Intruders Review: Face Invader


What's that coming over the hill...?!
INTRUDERS:On General Release 27th January

Stylish and atmospheric, this is a well-written and carefully shot psychological thriller which, despite promising start, suffers from a tragic lack of the goosebump factor.

Intruders is an anti-fairy tale set in both Spain and England, with the story constantly hopping back and forth between two families who, despite their differing nationalities, share one common problem: Hollow Face. This ghostly ghoul preys on the facial features of unsuspecting children and he’s plaguing the minds of two young kids, both of whom suffer the same visceral nightmares and are certain of the shadowy monster’s existence in the real world.

Over in Spain, the religious mother of little Juan (Izan Corchero) relies on the help of the Church to rid her son of Hollow Face’s presence. Meanwhile in England’s green and not so pleasant land, 12-year-old Mia (Ella Purnell) finds a scrawled story about HF stuffed down the trunk of a tree. After reading the story, she suffers at the hands of the faceless beast in her own bedroom. The fiend!

Daddy Clive Owen (Closer, Children of Men) has been having a tough time at work but is always alert to the needs of his beloved baby girl. But after coming to her rescue on more than one occasion, question marks begin to hang over else can actually see Hollow Face…cue plenty of ambiguity, trips to the psychiatrist and nothing much making you jump.

The film may be a tad predictable as it takes its twists and turns back and forth between reality and imagination, but it is a very watchable exploration of the blurry line between the two. Irrational childhood fears about the beast under the bed or inside the wardrobe are exploited to their fullest and will have even the sturdiest horror fan thinking back to a time when they were scared of “the dark corner in the bedroom” where evil surely lies in wait. Surely.

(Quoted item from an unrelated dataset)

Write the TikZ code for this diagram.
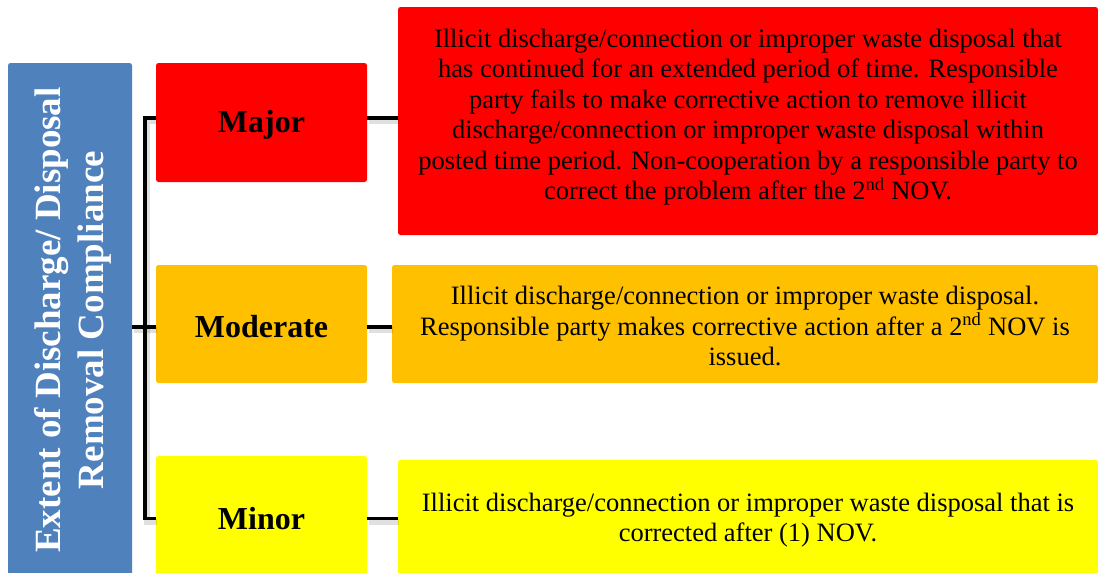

Director Juan Carlos Fresnadillo and cinematographer Enrique Chediak are masters of light and dark, applying shadow liberally, but with carefully placed brush strokes. It’s also refreshing to see CGI used in a reserved and effective manner for once. Hollow Face drips in sinister ethereal cloaks in his Spanish form, wafting about the house like the shadows he is so easily mistaken for in the brain of a child. Also acting in favor of this in this thriller (not horror) are some admirable performances from its young cast; It can’t be easy acting opposite thin air and this young pair look suitably terrified opposite their invisible respective nemeses.

It is, however, worth bearing in mind that you may only be scared by this film if you are the same age as its anxious protagonists. And the “surprising” twist at the end may not be altogether that surprising but with a strong cast and distinctive style, at least you’ll have enjoyed watching the journey leading up to it.